In my first piece for The Dial I discuss three novels about translators betraying themselves.
Maybe you can tell I’m all about languages this month. In my latest column at the Times Literary Supplement, I reminisce about some of my favourite language learning novels.
By the way -- this Youtube video also has some good tips, some of which overlap with mine, some of which don't. He is slightly more positive about what using Duolingo can achieve. So much depends on how much effort someone is willing to put in with supplementary work, I think.
https://www.youtube.com/watch?v=WXHtwQP9DnQ
Great post! Thank you! After the start of the full scale war with Russia, I began Ukrainian on Duo as I wanted to at least have a clue when watching videos from the various fronts. After more than a year I could hear differences and similarities with Russian, which told me I was getting somewhere. I have few opportunities to speak beyond a few in-store conversations, snippets really, with the Ukrainians in my Brooklyn neighborhood. I fully recognize the superficially of my knowledge, but the pure language-joy is profound. Then, ultimately, I married a German woman and I made the switch. In the month before we went to Germany to meet the family I POUNDED Duo for hours a day (and in the process won the Diamond league). This was the test. How would I do in Germany? How much could I follow a conversation at home, in a shop or restaurant? Say a few things?
The answer was that could beyond everyone’s expectations. It was AWESOME! And priceless: being able to follow dinner conversations with little translation felt amazing. To be honest, before Duo I figured my language-learning days were long over: never again would I spend a junior year in Italy and Spain. Knowing I couldn’t get that kind of learning meant I just took it off my endless aspirational lists. Obviously German would gain a foothold in my life now, but how much? Duo showed me it was possible to begin at 53. Yes, German is “easy” because of all it shares with English (compared with Ukrainian, for example) and I do have a history of learning languages, but I never imagined the progress I’ve made was possible.
To some of your insights: it’s not enough and parts do suck. Within a few weeks of German, I needed the classic dictionary and grammar textbook approach too: verb form lists, conjugation tables, actual understanding of cases, etc. The gaming approach works great to hold eyeballs, but limits are soon reached. Gaming the game offers the illusion of success (with help from capitalization of first word, correct words to choose from, “cheating” by seeing the word), but offers no guarantee of real learning. But even in those periods where I was using a “cheat” to gain quick points (“Speak” mode is awesome for this), I justified my learning mode saying, at least my mouth is making German words for two hours a day, with only Duo to disapprove of my pronunciation. Repetition, so essential to language learning, is the hardest thing for me to “schedule” into my over-scheduled life.
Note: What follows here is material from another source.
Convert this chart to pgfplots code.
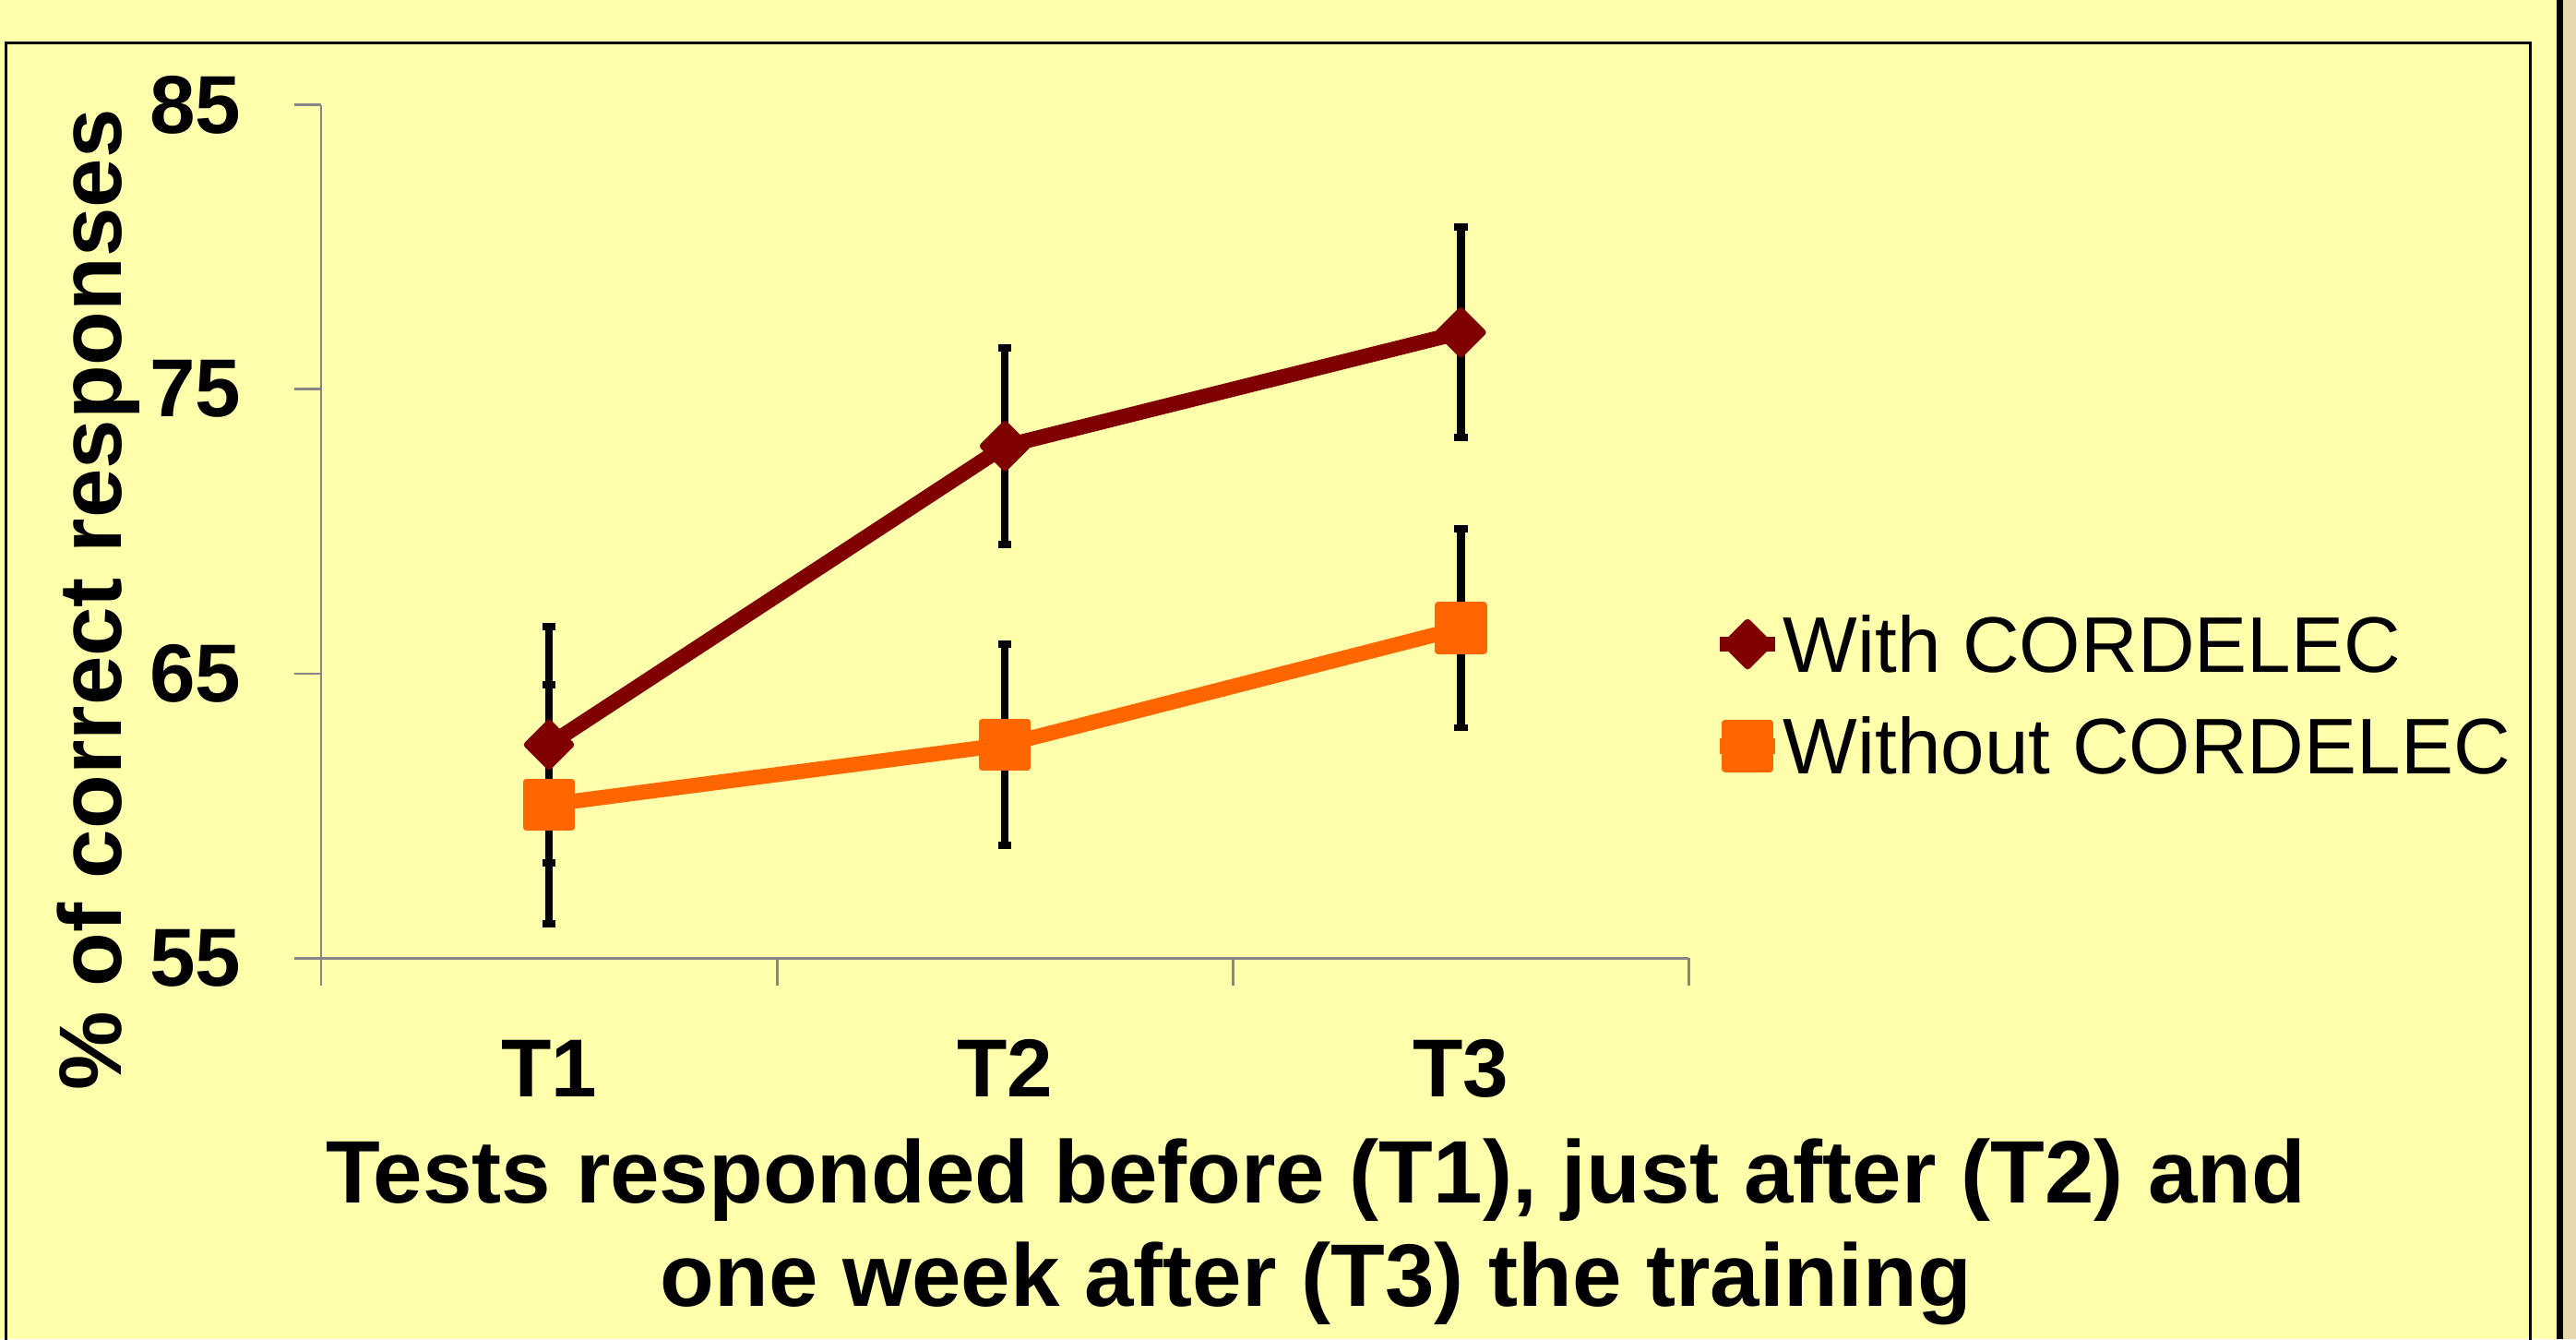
\documentclass[border=0pt]{standalone}
\usepackage{fontspec}
\setmainfont{Liberation Sans}
\usepackage{pgfplots}
\pgfplotsset{compat=1.18}
\definecolor{bgyellow}{RGB}{255,255,172}
\definecolor{maroonc}{RGB}{128,0,0}
\definecolor{orangec}{RGB}{255,102,0}
\definecolor{axgray}{RGB}{134,134,134}
\definecolor{beige}{RGB}{232,216,176}
\pgfplotstableread{
x y e
1 62.5 4.15
2 73.0 3.45
3 77.0 3.70
}\withdata
\pgfplotstableread{
x y e
1 60.4 4.20
2 62.5 3.55
3 66.6 3.50
}\withoutdata
\begin{document}
\begin{tikzpicture}
\useasboundingbox (0,0) rectangle (784pt,407.5pt);
\fill[bgyellow] (0,0) rectangle (778pt,407.5pt);
\fill[beige] (780pt,0) rectangle (784pt,407.5pt);
\fill[black] (778pt,0) rectangle (780pt,407.5pt);
\draw[black, line width=0.85pt] (1.7pt,-5pt) -- (1.7pt,394.4pt) -- (770.2pt,394.4pt) -- (770.2pt,-5pt);
\begin{axis}[
  at={(97.7pt,116pt)}, anchor=south west,
  scale only axis, width=416.3pt, height=259.6pt,
  xmin=0.5, xmax=3.5, ymin=55, ymax=85,
  clip=false,
  axis x line*=bottom, axis y line*=left,
  axis line style={axgray, line width=0.8pt},
  xtick={1,2,3}, xticklabels={T1,T2,T3},
  xtick style={draw=none},
  extra x ticks={0.5,1.5,2.5,3.5}, extra x tick labels={},
  extra x tick style={xtick style={draw=axgray, line width=0.8pt}, tick align=outside, major tick length=8.5pt},
  ytick={55,65,75,85},
  ytick style={draw=axgray, line width=0.8pt},
  tick align=outside, major tick length=8.2pt,
  /pgf/number format/assume math mode=true,
  xticklabel style={font=\bfseries\fontsize{25}{30}\selectfont, anchor=base, inner sep=0pt, yshift=-34pt},
  yticklabel style={font=\bfseries\fontsize{25}{30}\selectfont, anchor=east, inner sep=0pt, xshift=-16pt},
  ylabel={\% of correct responses},
  ylabel style={font=\bfseries\fontsize{27}{30}\selectfont, at={(axis description cs:-0.1458,0.4199)}, anchor=base, inner sep=0pt},
  xlabel={Tests responded before (T1), just after (T2) and\\one week after (T3) the training},
  xlabel style={font=\bfseries\fontsize{27}{31.5}\selectfont, align=center, at={(axis description cs:0.7274,-0.4083)}, anchor=base, inner sep=0pt},
  legend cell align=left,
  legend style={at={(axis description cs:1.017,0.4006)}, anchor=north west, draw=none, fill=none, inner sep=0pt, outer sep=0pt, row sep=14pt,
    nodes={inner sep=0pt, text height=17pt, text depth=0pt},
    font=\fontsize{24}{28}\selectfont},
  legend image code/.code={\draw[mark repeat=2,mark phase=2,#1] plot coordinates {(0pt,0pt) (8.5pt,0pt) (17pt,0pt)};},
]
\addplot[maroonc, line width=4.6pt, mark=square*, mark size=4.7pt,
  mark options={rotate=45, line width=2pt, line join=round, fill=maroonc, draw=maroonc}]
  table[x=x, y=y] {\withdata};
\addlegendentry{With CORDELEC}
\addplot[orangec, line width=4.6pt, mark=square*, mark size=6.9pt,
  mark options={line width=2pt, line join=round, fill=orangec, draw=orangec}]
  table[x=x, y=y] {\withoutdata};
\addlegendentry{Without CORDELEC}
\addplot[draw=none, forget plot, mark=none,
  error bars/.cd, y dir=both, y explicit,
  error bar style={black, line width=2.4pt},
  error mark options={rotate=90, mark size=2pt, line width=2.2pt, black}]
  table[x=x, y=y, y error=e] {\withdata};
\addplot[draw=none, forget plot, mark=none,
  error bars/.cd, y dir=both, y explicit,
  error bar style={black, line width=2.4pt},
  error mark options={rotate=90, mark size=2pt, line width=2.2pt, black}]
  table[x=x, y=y, y error=e] {\withoutdata};
\end{axis}
\end{tikzpicture}
\end{document}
But Duo has cracked that: NO WAY I’m losing my 650+ day streak!
I totally agree about filling your world with as much of the language as possible: we watch German TV news, a fun “Antiques Roadshow” type show “Rares für Rares,” and listen to Harry Potter in German. I also get to add a life goal every day: reading Kafka in the original. Some days it’s a paragraph in a short story or novel, other days it’s an aphorism. I take notes and expand a specific, singular vocabulary. I liken it to learning Italian by reading Dante - there will be tons of lacunae, but at least you know what you need to enter those realms.
My experience is echoed in your thoughtful analysis: it’s great, but with superable shortcomings.
Oh, full disclosure/fun fact: after both being Duo users for more than a year each, my wife now works for the Green Owl! She will be very interested to read your insights!